Sin necesidad de poner el pie en otras superficies, los terrícolas hemos desperdigado basura en otros muchos mundos cercanos: en Marte, 8.053 kilos de material, incluyendo sondas aterrizadoras, rovers teledirigidos y artefactos de prospección; no se contabilizan en esta lista los pequeños elementos de naves mayores, como paracaídas de descenso, escudos térmicos, ruedas... Ahora bien, Venus gana al Planeta Rojo en el ránking de acaparadores de despojos: 22.000 kilos de herramientas ha abandonado allí el Homo sapiens.
Así las cosas, nos cuentan que ha llegado el momento de la limpieza. Desde 1993 existe una entidad, la Inter-Agency Debris Coordination Committee, que en teoría se encarga de controlar el problema y tratar de ofrecer soluciones. Digo "en teoría" porque, por definición, su labor es casi quimérica. Debe poner de acuerdo a los responsables de las agencias espaciales de todo el mundo, incluidas, claro, la estadounidense, la rusa y la china, que se niegan constantemente a consensuar con sus contrarios un modelo de carrera espacial. No hay que olvidar que la carrera espacial de estos países comprende también su carrera militar. Por motivos de seguridad nacional, EEUU ha vetado cualquier tipo de medida transparente en lo que se refiere a la basura cósmica. Hasta ahora.

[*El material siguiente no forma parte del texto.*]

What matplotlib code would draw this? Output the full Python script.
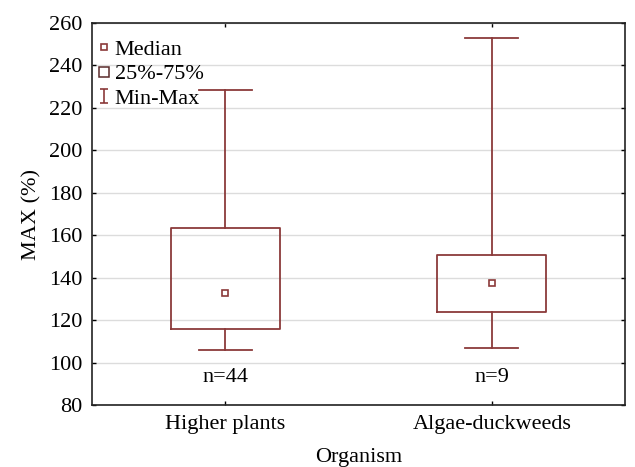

Europa sí que se comprometió hace años a cumplir un protocolo de actuación tendente a reducir la basura. Al igual que ocurre con los protocolos de reducción de las emisiones de CO2, entre los países que los firman y no los cumplen y los que ni siquiera los firman... la casa sin barrer. Y nunca mejor dicho.
Por cierto: barrer la basura espacial no supone retirarla del espacio. No conocemos tecnologías capaces de viajar a la órbita de la Tierra y empezar a meter desperdicios en un cubo de reciclado. En realidad, de lo que se trata es de reducir el envío de satélites que puedan deteriorarse, o de diseñar una mejor gestión de las órbitas para favorecer la destrucción de naves en desuso una vez hacen su reentrada en la atmósfera.
Poco más puede hacerse, la verdad. Salvo, como en el viejo chiste, mirar al cielo a medio día y sonreír por si pasa el Meteosat y nos hace una foto.